►
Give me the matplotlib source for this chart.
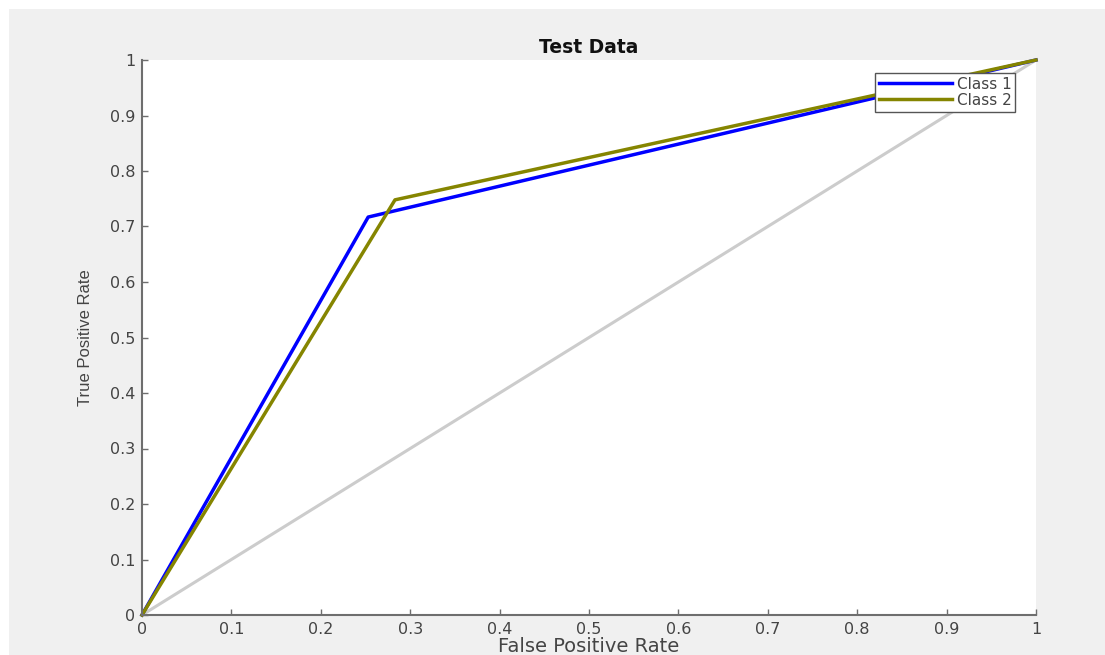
import numpy as np
import matplotlib
matplotlib.use("Agg")
import matplotlib.pyplot as plt
from matplotlib.patches import Rectangle

# ROC points
fpr_class1 = [0.0, 0.253, 1.0]
tpr_class1 = [0.0, 0.717, 1.0]
fpr_class2 = [0.0, 0.283, 1.0]
tpr_class2 = [0.0, 0.748, 1.0]
chance = [0.0, 1.0]
ticks = np.arange(0, 1.01, 0.1)
tick_labels = ["0", "0.1", "0.2", "0.3", "0.4", "0.5", "0.6", "0.7", "0.8", "0.9", "1"]

plt.rcParams['font.family'] = ['DejaVu Sans']

fig = plt.figure(figsize=(11.05, 6.55), dpi=100, facecolor="white")
# grey window area (small white strip top/left)
fig.patches.append(Rectangle((9 / 1105, 0), 1, 1 - 9 / 655, transform=fig.transFigure,
                             facecolor="#f0f0f0", edgecolor="none", zorder=-10))

ax = fig.add_axes([142 / 1105, 40 / 655, 894 / 1105, 555 / 655])
ax.set_facecolor("white")

ax.plot(chance, chance, color="#cccccc", lw=2.2, clip_on=False)
ax.plot(fpr_class1, tpr_class1, color="#0000ff", lw=2.5, label="Class 1", clip_on=False)
ax.plot(fpr_class2, tpr_class2, color="#858500", lw=2.5, label="Class 2", clip_on=False)

ax.set_xlim(0, 1)
ax.set_ylim(0, 1)
ax.set_xticks(ticks)
ax.set_xticklabels(tick_labels)
ax.set_yticks(ticks)
ax.set_yticklabels(tick_labels)

for s in ["top", "right"]:
    ax.spines[s].set_visible(False)
for s in ["left", "bottom"]:
    ax.spines[s].set_color("#6e6e6e")
    ax.spines[s].set_linewidth(1.5)

ax.tick_params(direction="in", length=4, width=1, color="#6e6e6e",
               labelcolor="#444444", labelsize=11.5, pad=5)

ax.set_title("Test Data", fontsize=13.5, fontweight="bold", pad=5, color="#111111")
ax.set_xlabel("False Positive Rate", fontsize=14, color="#444444", labelpad=0)
ax.set_ylabel("True Positive Rate", fontsize=12, color="#444444", labelpad=12,
              family="Liberation Sans")

leg = ax.legend(loc="upper right", bbox_to_anchor=(0.977, 0.977), borderaxespad=0,
                fancybox=False, framealpha=1, edgecolor="#555555", fontsize=11,
                handlelength=4.8, handletextpad=0.3, borderpad=0.25, labelspacing=0.08)
leg.get_frame().set_linewidth(1.0)
for t in leg.get_texts():
    t.set_color("#444444")

fig.savefig("out.png", dpi=100, facecolor=fig.get_facecolor())
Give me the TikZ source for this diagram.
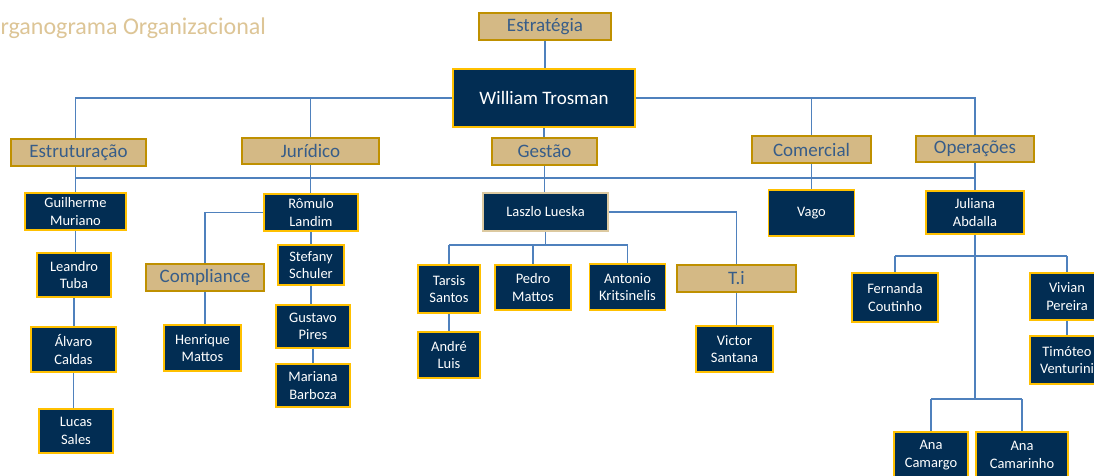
◄
> **Aim of the task**:
Leave out the pictures and restate, word for word, the lines from the top of the data through the line containing "from matplotlib.patches import Rectangle", both included.

> **Exercise answer**:
Give me the matplotlib source for this chart.
import numpy as np
import matplotlib
matplotlib.use("Agg")
import matplotlib.pyplot as plt
from matplotlib.patches import Rectangle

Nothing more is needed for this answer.